Set task: Report the number of lines where the string "chart" occurs, and write nothing else.

Source excerpt:

● ● ● ● ● ● ●

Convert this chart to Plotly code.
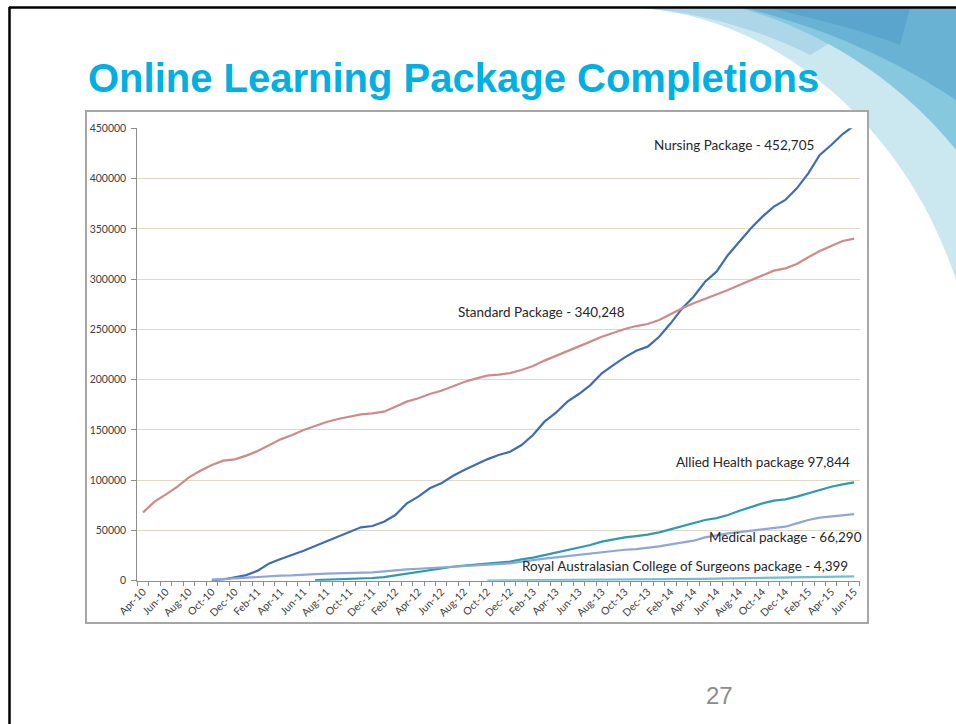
import plotly.graph_objects as go

W, H = 956, 724

MONTHS = ["Apr-10","May-10","Jun-10","Jul-10","Aug-10","Sep-10","Oct-10","Nov-10","Dec-10","Jan-11",
          "Feb-11","Mar-11","Apr-11","May-11","Jun-11","Jul-11","Aug-11","Sep-11","Oct-11","Nov-11",
          "Dec-11","Jan-12","Feb-12","Mar-12","Apr-12","May-12","Jun-12","Jul-12","Aug-12","Sep-12",
          "Oct-12","Nov-12","Dec-12","Jan-13","Feb-13","Mar-13","Apr-13","May-13","Jun-13","Jul-13",
          "Aug-13","Sep-13","Oct-13","Nov-13","Dec-13","Jan-14","Feb-14","Mar-14","Apr-14","May-14",
          "Jun-14","Jul-14","Aug-14","Sep-14","Oct-14","Nov-14","Dec-14","Jan-15","Feb-15","Mar-15",
          "Apr-15","May-15","Jun-15"]

STANDARD = [68000, 78600, 85900, 93500, 102800, 109400, 115100, 119400, 120700, 124400,
            129000, 135000, 140600, 144900, 149900, 153900, 157800, 160800, 163100, 165500,
            166500, 168100, 173100, 178100, 181400, 185700, 189000, 193700, 197600, 201000,
            203900, 205000, 206500, 209600, 213500, 218900, 223500, 228800, 232800, 237800,
            242700, 246700, 250400, 253300, 255300, 259300, 265300, 270900, 275900, 280200,
            284200, 289200, 294100, 299100, 303700, 308400, 310700, 315000, 321700, 328000,
            332900, 337900, 340248]

NURSING = [None, None, None, None, None, None, 500, 1200, 3300, 5600,
           10000, 17200, 21600, 25500, 29800, 34500, 39100, 43800, 48700, 53100,
           54400, 58700, 65300, 76900, 83600, 91900, 96800, 104100, 110100, 115700,
           120700, 125000, 128300, 135000, 144900, 158200, 167100, 178100, 185700, 194600,
           206300, 214500, 222200, 228800, 232800, 242700, 256000, 270900, 282500, 297400,
           307400, 324000, 337200, 350500, 362100, 372100, 378700, 390300, 405200, 423500,
           433400, 444300, 452705]

ALLIED = [None]*15 + [500, 800, 1700, 2000, 2300,
          2700, 3600, 5300, 7300, 9300, 11000, 12300, 13900, 14900, 15900,
          17200, 18400, 18900, 21200, 22900, 25500, 27900, 30500, 32500, 35500,
          38800, 41100, 43100, 44400, 45800, 48100, 51100, 54400, 57000, 60400,
          62300, 65300, 69600, 73600, 76900, 79600, 80900, 83600, 86900, 90900,
          93500, 95800, 97844]

MEDICAL = [None]*6 + [1000, 1700, 2700, 3300,
           4000, 4600, 5000, 5300, 5600, 6600, 7000, 7300, 7600, 8000,
           8300, 9300, 10600, 11300, 11900, 12600, 12900, 13900, 14600, 15300,
           15900, 16600, 17200, 18900, 20600, 21900, 23200, 24500, 26200, 27200,
           28500, 29800, 30800, 31500, 32500, 34200, 36100, 37800, 39800, 43100,
           45400, 47100, 48400, 49700, 51100, 52400, 53700, 57000, 60400, 62700,
           63700, 64700, 66290]

RACS = [None]*30 + [200, 250, 300, 350, 400, 450, 500, 550, 600, 650,
        700, 800, 900, 1000, 1100, 1250, 1400, 1550, 1700, 1850,
        2000, 2150, 2300, 2450, 2600, 2750, 2900, 3050, 3250, 3500,
        3800, 4100, 4399]

SERIES = [
    ("Nursing Package", NURSING, "#3F6DAF"),
    ("Standard Package", STANDARD, "#CF8A8A"),
    ("Allied Health package", ALLIED, "#2E9BAE"),
    ("Medical package", MEDICAL, "#8FA6D8"),
    ("Royal Australasian College of Surgeons package", RACS, "#72BFD2"),
]

LABELS = [
    ("Nursing Package - 452,705", 733.5, 145),
    ("Standard Package - 340,248", 541.4, 311.7),
    ("Allied Health package 97,844", 763, 461.7),
    ("Medical package - 66,290", 785.4, 537),
    ("Royal Australasian College of Surgeons package - 4,399", 685.4, 565.7),
]

TITLE = "Online Learning Package Completions"
PAGE = "27"


def px(x):
    return x / W


def py(y):
    return 1 - y / H


def path(points_cmds):
    out = []
    for cmd, pts in points_cmds:
        coords = " ".join(f"{px(x):.5f},{py(y):.5f}" for x, y in pts)
        out.append(f"{cmd} {coords}")
    return " ".join(out) + " Z"


X_IDX = list(range(len(MONTHS)))

fig = go.Figure()
for name, vals, color in SERIES:
    fig.add_trace(go.Scatter(x=X_IDX, y=vals, mode="lines", name=name,
                             line=dict(color=color, width=2.2), connectgaps=False,
                             hoverinfo="skip"))

# plot area in pixels
PL, PR, PT, PB = 137.3, 859.9, 128.3, 580.7

axis_font = dict(family="Lato, 'Open Sans', sans-serif", size=10.5, color="#404040")

fig.update_layout(
    width=W, height=H,
    margin=dict(l=0, r=0, t=0, b=0, autoexpand=False),
    paper_bgcolor="white", plot_bgcolor="white",
    showlegend=False,
    xaxis=dict(domain=[px(PL), px(PR)], range=[-0.5, len(MONTHS) - 0.5], automargin=False,
               tickmode="array", tickvals=X_IDX[::2], ticktext=MONTHS[::2],
               tickangle=-45, tickfont=dict(family="Lato, sans-serif", size=10.5, color="#404040"),
               ticks="", showgrid=False, zeroline=False,
               showline=True, linecolor="#8C8C8C", linewidth=1,
               minor=dict(tickmode="linear", tick0=-0.5, dtick=1, ticks="outside",
                          ticklen=4, tickcolor="#8C8C8C", tickwidth=1, showgrid=False)),
    yaxis=dict(domain=[py(PB), py(PT)], range=[0, 450000], dtick=50000, automargin=False,
               tickformat="d", tickfont=axis_font, ticklabelstandoff=3,
               ticks="outside", ticklen=5, tickcolor="#8C8C8C",
               showgrid=True, gridcolor="#DDD9C3", gridwidth=1, zeroline=False,
               showline=True, linecolor="#8C8C8C", linewidth=1),
)

shapes = []
# decorative swoosh (top right)
shapes.append(dict(type="path", xref="paper", yref="paper", layer="below",
                   path=path([("M", [(640, 8)]), ("C", [(760, 15), (900, 110), (956, 280)]),
                              ("L", [(956, 150)]), ("C", [(900, 80), (820, 30), (740, 8)])]),
                   fillcolor="#CBE7F0", line=dict(width=0)))
shapes.append(dict(type="path", xref="paper", yref="paper", layer="below",
                   path=path([("M", [(640, 8)]), ("C", [(700, 12), (760, 30), (810, 55)]),
                              ("L", [(830, 43)]), ("C", [(800, 25), (770, 14), (740, 8)])]),
                   fillcolor="#ADD6E8", line=dict(width=0)))
shapes.append(dict(type="path", xref="paper", yref="paper", layer="below",
                   path=path([("M", [(740, 8)]), ("C", [(820, 30), (900, 80), (956, 150)]),
                              ("L", [(956, 8)])]),
                   fillcolor="#86C8DE", line=dict(width=0)))
shapes.append(dict(type="path", xref="paper", yref="paper", layer="below",
                   path=path([("M", [(745, 8)]), ("C", [(810, 25), (880, 50), (956, 100)]),
                              ("L", [(956, 8)])]),
                   fillcolor="#6AB2D4", line=dict(width=0)))
shapes.append(dict(type="path", xref="paper", yref="paper", layer="below",
                   path=path([("M", [(770, 8)]), ("C", [(820, 20), (860, 30), (900, 45)]),
                              ("L", [(910, 8)])]),
                   fillcolor="#5AA5CD", line=dict(width=0)))
# chart frame
shapes.append(dict(type="rect", xref="paper", yref="paper", layer="below",
                   x0=px(86), x1=px(868), y0=py(623), y1=py(111),
                   fillcolor="white", line=dict(color="#A6A6A6", width=2)))
# slide border lines
shapes.append(dict(type="line", xref="paper", yref="paper", layer="above",
                   x0=px(9), x1=px(956), y0=py(7.5), y1=py(7.5),
                   line=dict(color="black", width=2.5)))
shapes.append(dict(type="line", xref="paper", yref="paper", layer="above",
                   x0=px(9.5), x1=px(9.5), y0=py(7), y1=py(724),
                   line=dict(color="black", width=2.5)))
fig.update_layout(shapes=shapes)

annotations = []
annotations.append(dict(text=f"<b>{TITLE}</b>", xref="paper", yref="paper",
                        x=px(86), y=py(78), xanchor="left", yanchor="middle", showarrow=False,
                        font=dict(family="Liberation Sans, Arial, sans-serif", size=40, color="#00B0E3")))
annotations.append(dict(text=PAGE, xref="paper", yref="paper",
                        x=px(719), y=py(695.5), xanchor="center", yanchor="middle", showarrow=False,
                        font=dict(family="Liberation Sans, Arial, sans-serif", size=24, color="#8C8C8C")))
for text, cx, cy in LABELS:
    annotations.append(dict(text=text, xref="paper", yref="paper", x=px(cx), y=py(cy),
                            xanchor="center", yanchor="middle", showarrow=False,
                            font=dict(family="Lato, sans-serif", size=13.5, color="#262626")))
fig.update_layout(annotations=annotations)

fig.write_html("out.html", config=dict(displayModeBar=False),
               post_script="document.body.style.margin='0';document.body.style.overflow='hidden';")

● ● ● ● ● ● ●

Solution to the exercise: 2